The Taft Commission became aware of the goals and aims of the Partido Nationalista and placed them under heavy surveillance, which led to all members being investigated. The Philippine Commission quickly became informed of the backgrounds on these individuals and viewed them all as radical agitators that could lead the islands to civil unrest and more resistance. Thus, the Sedition Law was quickly passed; outlawing and prohibiting these types of parties and associations. Within a couple months the Partido Nationalista was completely disbanded. Its members were arrested and/or fled from authority. In retrospect, this was an attempt by Sakay to associate himself with a political party on means to gain independence through a legal medium. In January 1902, Macario Sakay was apprehended and sent to prison.
April 1902 saw the surrender of the last overall commanding general of the Philippine Army, General Miguel Malvar. He would be regarded as the very last serious threat to the U.S. colonial government and the U.S. Military. American President Theodore Roosevelt officially declared an end to the Philippine-American War on July 4, 1902. As a result and a show of good faith Pres. Roosevelt would grant amnesty to those soldiers who have surrendered, been captured, been imprisoned, and who have not committed heinous crimes during the war. It is because of this amnesty Macario Sakay is released from prison.
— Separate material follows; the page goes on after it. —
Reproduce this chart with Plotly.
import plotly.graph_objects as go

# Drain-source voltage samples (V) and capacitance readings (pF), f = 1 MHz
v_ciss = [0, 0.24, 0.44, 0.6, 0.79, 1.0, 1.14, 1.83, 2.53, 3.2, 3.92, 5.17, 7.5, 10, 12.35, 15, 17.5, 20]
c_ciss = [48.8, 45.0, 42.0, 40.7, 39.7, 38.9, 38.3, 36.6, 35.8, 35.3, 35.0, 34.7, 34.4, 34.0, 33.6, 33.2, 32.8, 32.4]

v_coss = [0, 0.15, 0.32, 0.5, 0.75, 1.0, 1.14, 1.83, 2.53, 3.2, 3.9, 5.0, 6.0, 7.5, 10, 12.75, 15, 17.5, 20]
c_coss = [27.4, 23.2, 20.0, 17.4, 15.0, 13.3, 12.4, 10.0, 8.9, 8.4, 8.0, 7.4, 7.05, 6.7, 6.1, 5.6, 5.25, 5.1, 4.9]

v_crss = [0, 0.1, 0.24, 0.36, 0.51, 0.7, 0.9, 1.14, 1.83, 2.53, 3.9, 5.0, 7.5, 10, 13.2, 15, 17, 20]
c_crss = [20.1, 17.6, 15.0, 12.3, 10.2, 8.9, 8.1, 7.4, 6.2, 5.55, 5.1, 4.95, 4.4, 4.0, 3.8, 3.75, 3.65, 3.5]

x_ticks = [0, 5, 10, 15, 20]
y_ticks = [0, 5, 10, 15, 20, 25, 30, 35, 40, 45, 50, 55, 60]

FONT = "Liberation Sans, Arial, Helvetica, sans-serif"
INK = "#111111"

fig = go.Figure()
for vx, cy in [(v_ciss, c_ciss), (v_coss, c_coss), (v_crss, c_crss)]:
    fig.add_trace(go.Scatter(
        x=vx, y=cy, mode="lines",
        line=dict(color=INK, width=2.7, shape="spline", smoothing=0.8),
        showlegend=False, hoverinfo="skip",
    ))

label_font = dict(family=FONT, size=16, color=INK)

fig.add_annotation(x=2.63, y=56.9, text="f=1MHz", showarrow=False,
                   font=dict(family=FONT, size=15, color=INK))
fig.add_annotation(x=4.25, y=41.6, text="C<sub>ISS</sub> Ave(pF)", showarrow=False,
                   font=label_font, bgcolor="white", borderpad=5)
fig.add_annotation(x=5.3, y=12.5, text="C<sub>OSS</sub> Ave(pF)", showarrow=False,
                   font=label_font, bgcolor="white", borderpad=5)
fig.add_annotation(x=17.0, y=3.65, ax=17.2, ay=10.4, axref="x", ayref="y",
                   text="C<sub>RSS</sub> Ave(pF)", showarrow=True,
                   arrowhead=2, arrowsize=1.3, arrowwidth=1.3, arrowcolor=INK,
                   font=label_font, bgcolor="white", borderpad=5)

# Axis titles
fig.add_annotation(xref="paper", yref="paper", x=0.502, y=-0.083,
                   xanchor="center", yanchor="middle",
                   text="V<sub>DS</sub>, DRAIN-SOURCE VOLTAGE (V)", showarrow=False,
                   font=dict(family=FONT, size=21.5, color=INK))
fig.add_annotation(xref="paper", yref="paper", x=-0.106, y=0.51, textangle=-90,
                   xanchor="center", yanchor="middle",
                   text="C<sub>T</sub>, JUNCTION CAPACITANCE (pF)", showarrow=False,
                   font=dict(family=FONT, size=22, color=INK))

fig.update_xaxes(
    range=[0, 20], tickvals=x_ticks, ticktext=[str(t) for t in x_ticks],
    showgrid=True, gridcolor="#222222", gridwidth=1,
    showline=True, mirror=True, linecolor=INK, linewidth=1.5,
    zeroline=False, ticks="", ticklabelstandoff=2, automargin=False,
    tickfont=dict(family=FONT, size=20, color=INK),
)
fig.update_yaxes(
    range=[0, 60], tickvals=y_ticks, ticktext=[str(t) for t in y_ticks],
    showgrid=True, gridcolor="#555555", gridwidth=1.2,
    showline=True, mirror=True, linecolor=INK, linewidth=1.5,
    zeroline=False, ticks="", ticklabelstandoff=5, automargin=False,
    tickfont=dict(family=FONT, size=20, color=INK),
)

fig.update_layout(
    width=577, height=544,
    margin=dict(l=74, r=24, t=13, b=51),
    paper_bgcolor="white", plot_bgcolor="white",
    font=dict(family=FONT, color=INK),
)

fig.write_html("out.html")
After Sakay leaves prison, rather than stay in Manila, Sakay heads for the hills with intentions on fighting for Philippine independence and continuing the resistance against American rule.
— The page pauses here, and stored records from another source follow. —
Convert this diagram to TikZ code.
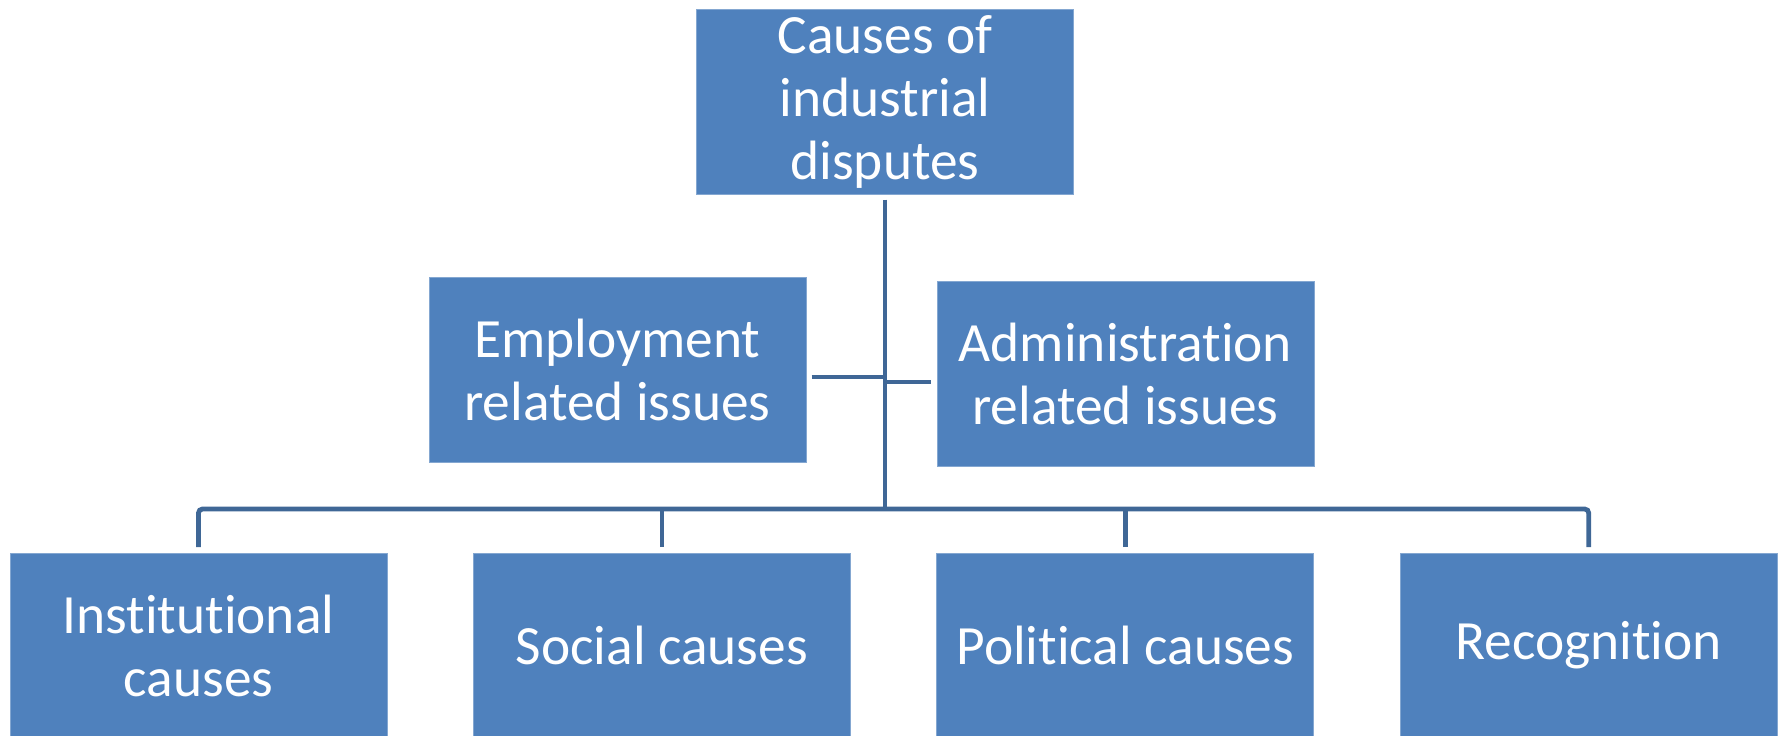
\documentclass[tikz,border=0pt]{standalone}
\usepackage{fontspec}
\setmainfont{Carlito}[Ligatures=NoCommon]
\usetikzlibrary{positioning}
\definecolor{boxblue}{HTML}{4F81BD}
\definecolor{linkblue}{HTML}{3F6796}
\tikzstyle{block} = [rectangle, draw=boxblue!70!white, line width=0.5pt, fill=boxblue,
text=white, align=center, inner sep=0pt, minimum width=188.5pt, minimum height=92.5pt,
font=\fontsize{27.7}{31.5}\selectfont]
\tikzstyle{link} = [draw=linkblue, line width=2.4pt]

\begin{document}
\begin{tikzpicture}[x=0.5pt, y=-0.5pt, node distance = 42.7pt]
\useasboundingbox (0,0) rectangle (1785,735);
\node [block] (causes) at (885,101.5) {Causes of\\industrial\\disputes};
\node [block] (employ) at (617.5,369.5) {Employment\\related issues};
\node [block] (admin) at (1125.5,374) {Administration\\related issues};
\node [block, minimum height=92pt, anchor=north] (instit) at (198.5,553) {Institutional\\causes};
\node [block, minimum height=92pt, right=of instit] (social) {Social causes};
\node [block, minimum height=92pt, right=of social] (politic) {Political causes};
\node [block, minimum height=92pt, right=of politic] (recog) {Recognition};
% connectors
\coordinate (bus) at (885,509);
\draw [link] ([yshift=-2.5pt]causes.south) -- (bus);
\draw [link, rounded corners=2pt] ([yshift=3pt]instit.north) |- (bus) -| ([yshift=3pt]recog.north);
\draw [link] ([yshift=3pt]social.north) -- (social.north |- bus);
\draw [link] ([yshift=3pt]politic.north) -- (politic.north |- bus);
\draw [link] ([xshift=2.5pt,yshift=-3.75pt]employ.east) coordinate (e1) -- (e1 -| bus);
\draw [link] ([xshift=-3pt,yshift=-4pt]admin.west) coordinate (a1) -- (a1 -| bus);
\end{tikzpicture}
\end{document}
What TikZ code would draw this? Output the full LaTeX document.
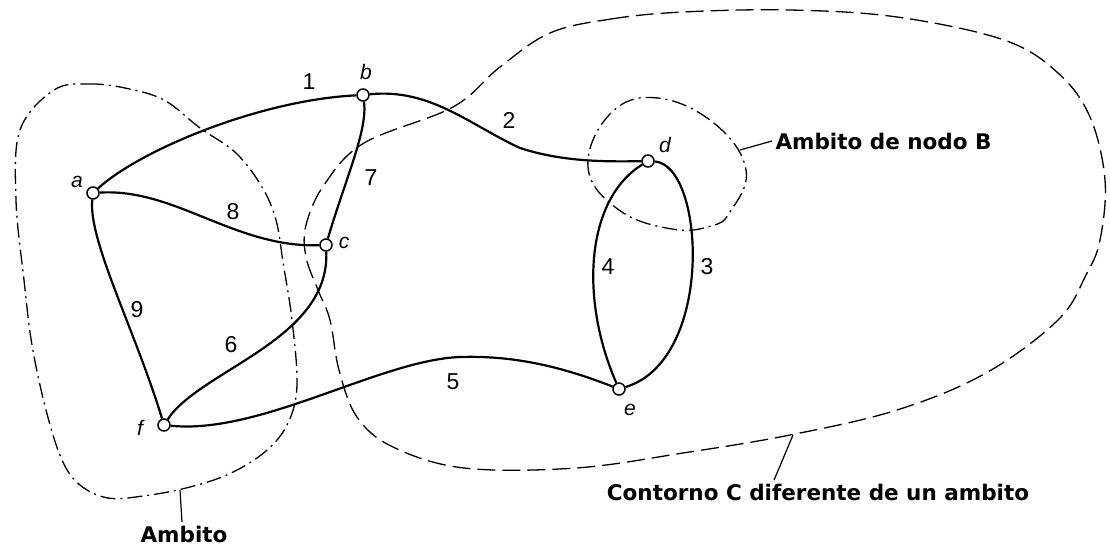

The Roosevelt Amnesty was granted to those Filipino patriots who also surrendered after July 1902 but only for a short time period. Within 4 months from the end of the war, on Nov. 12, 1902 the Philippine Commission passed the "Bandolerism Act" into law, ending all eligibility to the Roosevelt amnesty and officially making anyone who had not surrendered a branded 'outlaw' of the Philippine civil government. Regardless if any of these left over Filipino soldiers were in uniform and held a military title in Aguinaldo’s Army, they were no longer labeled 'insurrectos' or recognized revolutionaries fighting for Philippine independence, but now considered hunted criminals. And because they were regarded as law breakers, the duties of hunting outlaws now fell under the responsibility of Taft's Civil Government's newly formed police force, the Philippine Constabulary. By this time, U.S. Volunteer soldiers who fought during the Phil-Am War were mustered out of service and shipped back to the States. Much of the U.S. military force were also sent back to American. The left over U.S. forces stationed in the Philippines were also no longer directly responsible for cleaning up the last of the resistance fighters, they were however reassigned and directed their operations towards pacifying the Visayas regions and the Moros of Mindanao.
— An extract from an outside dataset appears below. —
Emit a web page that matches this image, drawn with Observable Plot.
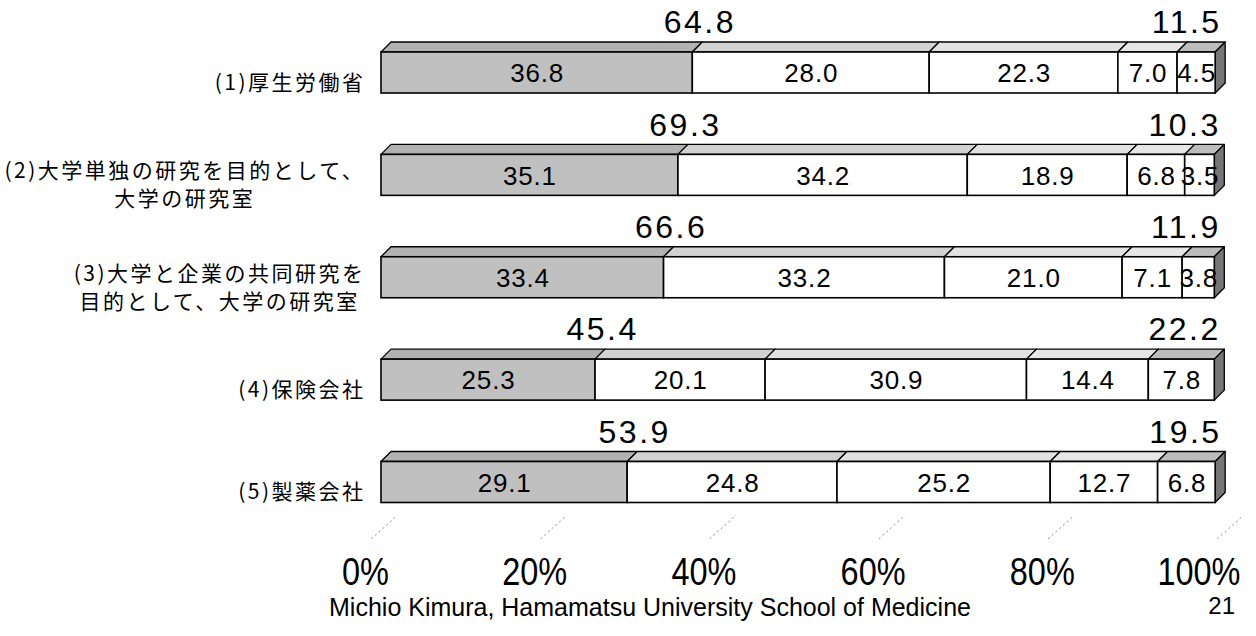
<!DOCTYPE html>
<html><head><meta charset="utf-8">
<script src="https://cdn.jsdelivr.net/npm/d3@7"></script>
<script src="https://cdn.jsdelivr.net/npm/@observablehq/plot@0.6"></script>
<style>
body{margin:0;background:#fff;width:1256px;height:636px;overflow:hidden;position:relative;font-family:"Liberation Sans",Arial,sans-serif}
#chart svg{display:block}
#caption{position:absolute;left:0;top:593px;width:1300px;text-align:center;font-size:25px;color:#000}
#page{position:absolute;right:21px;top:594px;font-size:24px;line-height:24px;color:#000}
</style></head><body>
<div id="chart"></div>
<div id="caption">Michio Kimura, Hamamatsu University School of Medicine</div>
<div id="page">21</div>
<script>
// ---- data ----
const categories = [
  "(1)厚生労働省",
  "(2)大学単独の研究を目的として、\n大学の研究室",
  "(3)大学と企業の共同研究を\n目的として、大学の研究室",
  "(4)保険会社",
  "(5)製薬会社"
];
const seg1 = [36.8, 35.1, 33.4, 25.3, 29.1];
const seg2 = [28.0, 34.2, 33.2, 20.1, 24.8];
const seg3 = [22.3, 18.9, 21.0, 30.9, 25.2];
const seg4 = [7.0, 6.8, 7.1, 14.4, 12.7];
const seg5 = [4.5, 3.5, 3.8, 7.8, 6.8];
const positiveTotals = [64.8, 69.3, 66.6, 45.4, 53.9];
const negativeTotals = [11.5, 10.3, 11.9, 22.2, 19.5];
const xTicks = [0, 20, 40, 60, 80, 100];

// ---- styling / layout ----
const W = 1256, H = 592, ML = 381, MR = 29, MB = 40;
const yRange = [72.5, 482];
const pxPerX = (W - ML - MR) / 100;
const pxPerY = (yRange[1] - yRange[0]) / 4;
const depthPx = 10, halfHpx = 20.5;
const dxU = depthPx / pxPerX, dyU = depthPx / pxPerY, halfH = halfHpx / pxPerY;
const frontFill = ["#c0c0c0", "#ffffff", "#ffffff", "#ffffff", "#ffffff"];
const topFill = ["#b2b2b2", "#d2d2d2", "#e2e2e2", "#e6e6e6", "#bcbcbc"];
const sideFill = "#767676";
const numFont = "'Liberation Sans', Arial, sans-serif";
const cjkFont = "'Noto Sans CJK JP', sans-serif";
const catSize = 21, catSpacing = 2.5;
const fmt = d3.format(".1f");

const segments = [seg1, seg2, seg3, seg4, seg5];
const rows = categories.flatMap((c, i) => {
  let acc = 0;
  return segments.map((s, k) => {
    const x1 = acc; acc += s[i];
    return {i, k, id: i * 10 + k, x1, x2: acc, v: s[i]};
  });
});
const totals = categories.map((c, i) => d3.sum(segments, s => s[i]));

const topPts = rows.flatMap(r => [
  {id: r.id, k: r.k, y: r.i - halfH, x1: r.x1, x2: r.x2},
  {id: r.id, k: r.k, y: r.i - halfH - dyU, x1: r.x1 + dxU, x2: r.x2 + dxU}
]);
const sidePts = totals.flatMap((t, i) => [
  {id: i, x: t, y1: i + halfH, y2: i - halfH},
  {id: i, x: t + dxU, y1: i + halfH - dyU, y2: i - halfH - dyU}
]);

// measure category label widths so multi-line blocks are centred and right-aligned
const ctx = document.createElement("canvas").getContext("2d");
ctx.font = catSize + "px 'Noto Sans CJK JP'";
const labelW = categories.map(c => d3.max(c.split("\n"), l => ctx.measureText(l).width + catSpacing * [...l].length));
const labelRightGap = 16;

const catMarks = categories.map((c, i) => Plot.text([{i, c}], {
  frameAnchor: "left", y: "i", text: "c", textAnchor: "middle", lineAnchor: "middle",
  lineHeight: 1.33, fontSize: catSize, fontFamily: cjkFont, fill: "black",
  dx: -(labelRightGap + labelW[i] / 2), dy: 8
}));

const tickOpts = {x: d => d, frameAnchor: "bottom", text: d => d + "%",
  fontSize: 38, fill: "black", dy: 20, lineAnchor: "middle"};

const chart = Plot.plot({
  width: W, height: H, marginLeft: ML, marginRight: MR, marginTop: 0, marginBottom: MB,
  x: {domain: [0, 100], axis: null},
  y: {domain: [0, 4], range: yRange, axis: null},
  color: {type: "identity"},
  style: {background: "white", fontFamily: numFont, overflow: "visible"},
  marks: [
    Plot.link(xTicks, {x1: d => d - 1.2, x2: d => d + 1.9, y1: 4.55, y2: 4.32,
      stroke: "#8a8a8a", strokeDasharray: "2,3", strokeWidth: 1}),
    Plot.areaX(topPts, {y: "y", x1: "x1", x2: "x2", z: "id", fill: d => topFill[d.k],
      stroke: "black", strokeWidth: 1.3}),
    Plot.areaY(sidePts, {x: "x", y1: "y1", y2: "y2", z: "id", fill: sideFill,
      stroke: "black", strokeWidth: 1.3}),
    Plot.rect(rows, {x1: "x1", x2: "x2", y1: d => d.i - halfH, y2: d => d.i + halfH,
      fill: d => frontFill[d.k], stroke: "black", strokeWidth: 1.6}),
    Plot.text(rows, {x: d => (d.x1 + d.x2) / 2, y: "i", text: d => fmt(d.v),
      fontSize: 26, fill: "black", dy: 1, lineAnchor: "middle"}),
    Plot.text(categories.map((c, i) => ({i, x: seg1[i], t: positiveTotals[i]})),
      {x: "x", y: "i", text: d => fmt(d.t), fontSize: 32, fill: "black", dy: -50, dx: 7,
       lineAnchor: "middle"}),
    Plot.text(categories.map((c, i) => ({i, x: totals[i], t: negativeTotals[i]})),
      {x: "x", y: "i", text: d => fmt(d.t), fontSize: 32, fill: "black", dy: -50, dx: 6,
       textAnchor: "end", lineAnchor: "middle"}),
    Plot.text(xTicks.slice(0, -1), {...tickOpts, dx: -16}),
    Plot.text(xTicks.slice(-1), {...tickOpts, textAnchor: "end", dx: 13}),
    ...catMarks
  ]
});
document.getElementById("chart").appendChild(chart);

// text styling per text mark (in mark order)
const tg = chart.querySelectorAll('g[aria-label="text"]');
if (tg.length >= 10) {
  tg[0].setAttribute("letter-spacing", "0.8");
  tg[1].setAttribute("letter-spacing", "2.5");
  tg[2].setAttribute("letter-spacing", "2.5");
  for (let j = 5; j < tg.length; j++) tg[j].setAttribute("letter-spacing", String(catSpacing));
  // condensed tick labels
  [tg[3], tg[4]].forEach(g => g.querySelectorAll("text").forEach(t => {
    const w = t.getComputedTextLength();
    t.setAttribute("textLength", (w * 0.855).toFixed(1));
    t.setAttribute("lengthAdjust", "spacingAndGlyphs");
  }));
}
</script>
</body></html>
The Establishment of the Republika ng Katagalugan Government
On May 6, 1903 Macario Sakay issues out his first manifesto establishing the Republika ng Katagalugan Government on Mount San Cristobal in Laguna province. The manifesto Sakay under signs, "Ang Presidente Supremo". The codes of the new government would follow closely the laws and regulations set forth by Bonifacio and Jacinto's ‘Kartilya ng Katipunan’. This was indeed regarded as return and resurrection of Bonifacio's old Katipunan. It should be noted, at this time the term ‘Filipinos’ in reference to all natives living in the Philippines was defined under the early U.S. colonial rule. While ‘Katagalugan’ originally meant the Tagalog people and their region, in truth ‘Katagalugan’ was now redefined to reference the new name and nation for all natives of the islands whom previously had no identity and went by ‘Indios’. Before the death of Bonifacio his official seal read "Kataastaasang Kapulungan ng Haring-Bayang Katagalugan", leading several scholars to believe Bonifacio had already established his own official revolutionary government prior to the 1897 Tejeros Convention. Sakay's government had its own flag similar to that of Bonifacio; a red field, multi-rayed sun, and the Babaybayin 'Ka' in the middle of the sun. Where Aguinaldo made 'Marcha Nacional Magdalo' the national anthem; Sakay on the other hand chose 'Marangal na Dalit ng Katagalugan', the song Bonifacio commissioned Julio Nakpil to compose in 1896 as the national anthem. Nearly all work Sakay used to build his new government directly paralleled the original Katipunan. The Republika ng Katagalugan would also drafted their own constitution with signatures from 90 members. Almost certainly, Sakay establishing Republika ng Katagalugan was in order to revive the old Katipunan and continue Bonifacio's legacy.